Take a couple of spoons of the sauce and stir them into your mushroom and egg yolk mixture. You can do this to taste -- this mixture is going to be the stuffing for your eggs, so you want it solid enough that you can mound it up on top of the egg white halves and it won't run at all. Otherwise, how much sauce to stir into it is only a matter of what kind of texture you think you'll like.

Now start to transform your Béchamel sauce into Sauce Mornay. Stir about half of the cheese into the sauce. (At this point, if you were serious about your sauce, you would strain it, but for home cooking if you don't feel like it, you can skip straining. The price of skipping it is that your sauce will be a little bit pasty in texture, and may have small floury lumps in it.) In a separate small bowl, stir up the egg yolk, and then add one small spoon of your white sauce to the egg yolk and stir them together. This is called "tempering" the egg, and its purpose is to prevent the egg from curdling (scrambling) when you add it to the sauce, which you're about to do. Remove the white sauce from the heat.

While the white sauce cools a bit before you stir the egg into it, use a fork or spoon to stuff the mushroom and egg yolk mix into your egg white halves. Mound it up on the eggs so there is plenty of stuffing on top of each egg. Place the eggs onto something that can go in the oven -- a regular old dinner plate is fine.

Finally, stir the tempered egg yolk into the white sauce. Season it with a pinch of cayenne pepper and nutmeg, and then taste it and add salt until it tastes like a nice sauce. Spoon the sauce over the stuffed eggs. Top each egg with a bit of the remaining Gruyere cheese. Place them in the oven to thoroughly warm the eggs, stuffing, and sauce, and melt the cheese, for about 4 minutes or so. If you want to brown up the tops a bit, you can put them under a broiler for a short time.

Now that I've written this out, I realize that as usual, I've probably overestimated its simplicity in the view of the average home cook. I think of this as being a simple recipe, something you might throw together for friends on a whim. I guess that's why cooking school is not a bad place for me to be.

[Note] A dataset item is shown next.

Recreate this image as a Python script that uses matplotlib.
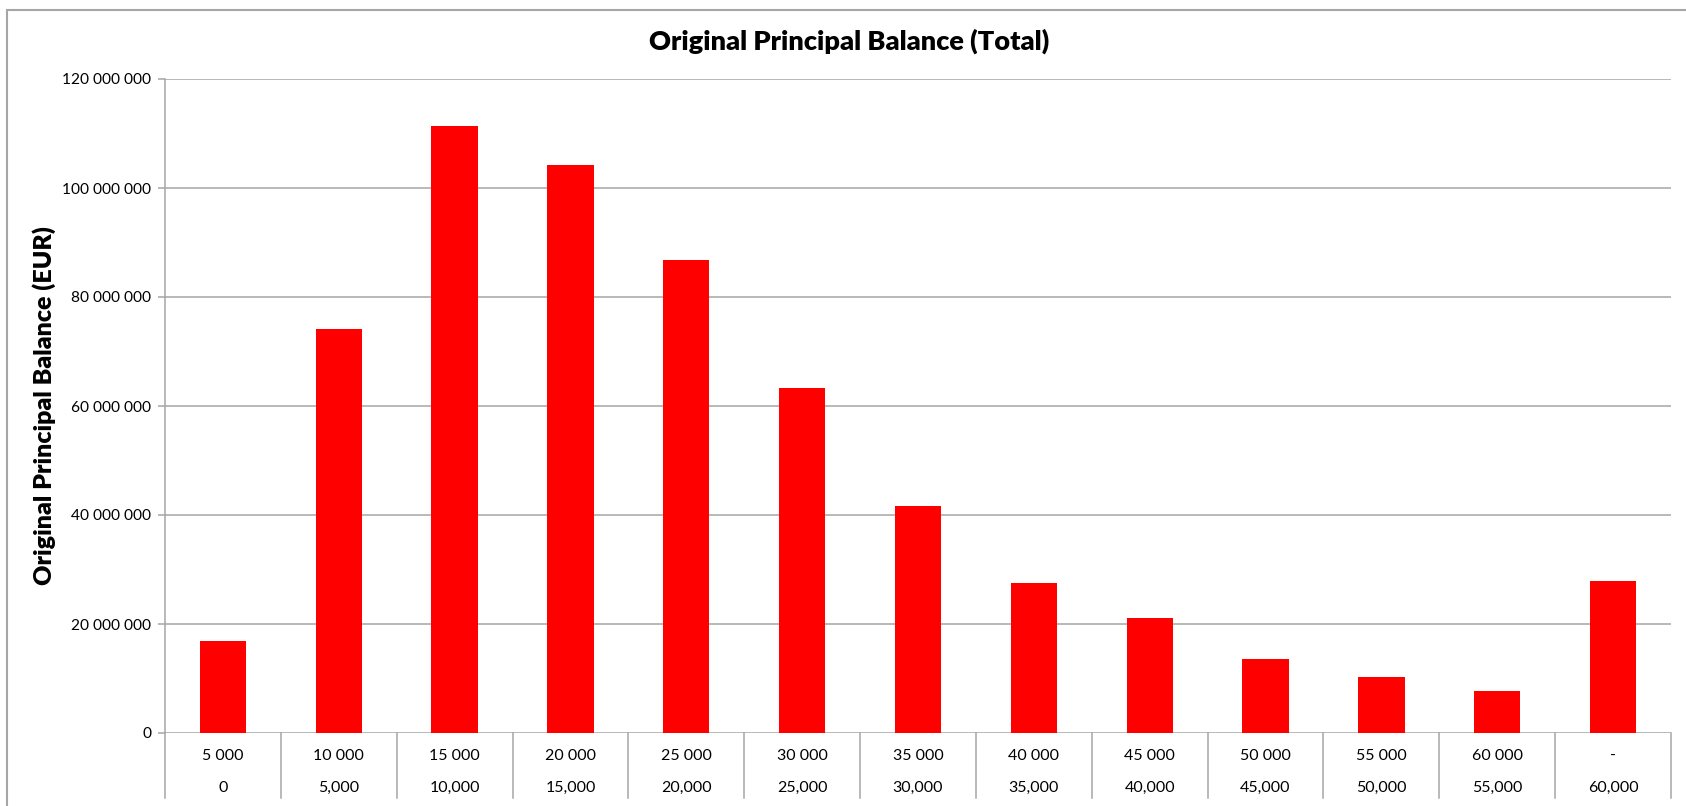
import matplotlib

matplotlib.use("Agg")
import matplotlib.pyplot as plt
from matplotlib.lines import Line2D
from matplotlib.patches import Rectangle
from matplotlib.ticker import FuncFormatter, MultipleLocator

plt.rcParams["font.family"] = ["Lato", "DejaVu Sans"]

# bucket upper / lower bounds and balance per bucket (EUR)
upper_labels = ["5 000", "10 000", "15 000", "20 000", "25 000", "30 000", "35 000",
                "40 000", "45 000", "50 000", "55 000", "60 000", "-"]
lower_labels = ["0", "5,000", "10,000", "15,000", "20,000", "25,000", "30,000",
                "35,000", "40,000", "45,000", "50,000", "55,000", "60,000"]
balance = [16.8e6, 74.1e6, 111.3e6, 104.2e6, 86.7e6, 63.3e6, 41.6e6,
           27.6e6, 21.1e6, 13.6e6, 10.2e6, 7.7e6, 27.8e6]

GRID = "#a6a6a6"
W, H = 1686, 806

fig = plt.figure(figsize=(W / 100, H / 100), dpi=100)
# chart frame (right and bottom edges fall outside the picture)
fig.patches.append(Rectangle((7 / W, -0.1), 1.1, 1 - 10 / H + 0.1, transform=fig.transFigure,
                             fill=False, edgecolor=GRID, linewidth=1.5))

left, right, bottom, top = 165 / W, 1671 / W, 73 / H, 727 / H
ax = fig.add_axes([left, bottom, right - left, top - bottom])

n = len(balance)
x = range(n)
ax.bar(x, balance, width=0.4, color="#ff0000", zorder=3)
ax.set_xlim(-0.5, n - 0.5)
ax.set_ylim(0, 120e6)
ax.yaxis.set_major_locator(MultipleLocator(20e6))
ax.yaxis.set_major_formatter(FuncFormatter(lambda v, _: f"{int(v):,}".replace(",", " ")))
ax.grid(axis="y", color=GRID, linewidth=1.1, zorder=0)
for s in ["top", "right", "bottom"]:
    ax.spines[s].set_visible(False)
ax.spines["left"].set_color(GRID)
ax.spines["left"].set_linewidth(1.1)
ax.tick_params(axis="y", length=5, color=GRID, width=1.1, labelsize=11.2, pad=5)
ax.set_xticks([])

fig.text(849 / W, 1 - 41 / H, "Original Principal Balance (Total)", fontsize=19.5,
         fontweight="heavy", ha="center", va="center")
ax.set_ylabel("Original Principal Balance (EUR)", fontsize=18, fontweight="heavy")
ax.yaxis.set_label_coords(-(165 - 56) / (W * (right - left)), 0.5)

# two-row category axis with separators below the plot
trans = ax.get_xaxis_transform()
ext = 65 / (H * (top - bottom))
for k in range(n + 1):
    ax.add_line(Line2D([k - 0.5, k - 0.5], [0, -ext], transform=trans, color=GRID,
                       linewidth=1.1, clip_on=False))
for i in range(n):
    ax.text(i, -23 / (H * (top - bottom)), upper_labels[i], transform=trans,
            ha="center", va="center", fontsize=11.5)
    ax.text(i, -55 / (H * (top - bottom)), lower_labels[i], transform=trans,
            ha="center", va="center", fontsize=11.5)

fig.savefig("out.png", dpi=100)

When I describe a recipe for a general audience, it takes a lot of words. (Soon, I plan to write a piece about why this is, including an idea I've been considering for a bit of a new kind of cookbook someday.) If I were to write this recipe for myself or another cook, it would be much shorter, something like this:

- Hard boil and peel 3 eggs.
- Prepare a mushroom duxelles using the mushrooms, shallot, and lemon.
- Halve the eggs lengthwise, set the whites aside, grate or mash the yolks, and add them to the duxelles.
- Make a Béchamel. Add a bit of Béchamel to the duxelles and yolks. Stir half the cheese into the Béchamel, and strain.
- Temper the egg yolk, and stir it into the sauce. Season the sauce with cayenne pepper, nutmeg and salt.
- Stuff the eggs with the duxelles and yolks, top with the sauce and remaining cheese, bake to heat through and melt the cheese.